WORK TO DO
Determine how many lines hold "chart" and give only that number.
[Start]
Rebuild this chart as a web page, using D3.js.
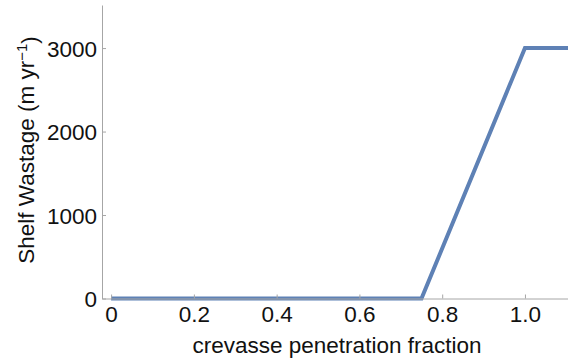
<!DOCTYPE html>
<html>
<head>
<meta charset="utf-8">
<script src="https://cdn.jsdelivr.net/npm/d3@7"></script>
<style>
  html, body { margin: 0; padding: 0; background: #fff; }
  text { font-family: "Liberation Sans", Arial, sans-serif; fill: #111; }
</style>
</head>
<body>
<svg id="chart" width="568" height="364"></svg>
<script>
// Shelf wastage as a function of crevasse penetration fraction
const penetration = [0, 0.75, 1.0, 1.11];
const wastage = [0, 0, 3000, 3000];
const xTicks = [0, 0.2, 0.4, 0.6, 0.8, 1.0];
const xTickLabels = ["0", "0.2", "0.4", "0.6", "0.8", "1.0"];
const yTicks = [0, 1000, 2000, 3000];
const yTickLabels = ["0", "1000", "2000", "3000"];

const svg = d3.select("#chart");
const axisColor = "#a6a6a6";
const lineColor = "#5e81b5";
const fontSize = 22.5;

const x = d3.scaleLinear().domain([-0.022, 1.104]).range([102, 568]);
const y = d3.scaleLinear().domain([0, 3516]).range([298.5, 5]);

// clip the data line to the plotting region
svg.append("clipPath").attr("id", "plotClip")
  .append("rect")
  .attr("x", x.range()[0]).attr("y", y.range()[1])
  .attr("width", x.range()[1] - x.range()[0])
  .attr("height", y.range()[0] - y.range()[1] + 4);

const pts = penetration.map((p, i) => [p, wastage[i]]);
svg.append("path")
  .datum(pts)
  .attr("clip-path", "url(#plotClip)")
  .attr("fill", "none")
  .attr("stroke", lineColor)
  .attr("stroke-width", 4)
  .attr("stroke-linejoin", "miter")
  .attr("d", d3.line().x(d => x(d[0])).y(d => y(d[1])));

// x axis: ticks point into the plot
const xAxis = svg.append("g")
  .attr("transform", `translate(0,${y(0)})`)
  .call(d3.axisBottom(x).tickValues(xTicks).tickSizeInner(-4).tickSizeOuter(0)
    .tickFormat((d, i) => xTickLabels[i]));
xAxis.select(".domain").attr("stroke", axisColor);
xAxis.selectAll(".tick line").attr("stroke", axisColor);
xAxis.selectAll(".tick text")
  .attr("y", 23).attr("dy", 0)
  .style("font-size", fontSize + "px")
  .attr("fill", "#111");

// y axis
const yAxis = svg.append("g")
  .attr("transform", `translate(${x.range()[0]},0)`)
  .call(d3.axisLeft(y).tickValues(yTicks).tickSizeInner(-4).tickSizeOuter(0)
    .tickFormat((d, i) => yTickLabels[i]));
yAxis.select(".domain").attr("stroke", axisColor);
yAxis.selectAll(".tick line").attr("stroke", axisColor);
yAxis.selectAll(".tick text")
  .attr("x", -5).attr("dy", "0.36em")
  .style("font-size", fontSize + "px")
  .attr("fill", "#111");

// axis titles
svg.append("text")
  .attr("x", 337).attr("y", 353)
  .attr("text-anchor", "middle")
  .style("font-size", fontSize + "px")
  .text("crevasse penetration fraction");

const yTitle = svg.append("text")
  .attr("transform", `translate(34,150) rotate(-90)`)
  .attr("text-anchor", "middle")
  .style("font-size", fontSize + "px");
yTitle.append("tspan").text("Shelf Wastage (m yr");
yTitle.append("tspan").attr("dy", "-0.45em").style("font-size", "15px").text("−1");
yTitle.append("tspan").attr("dy", "0.45em").text(")");
</script>
</body>
</html>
[End]
RESPONSE TO THIS EXERCISE
3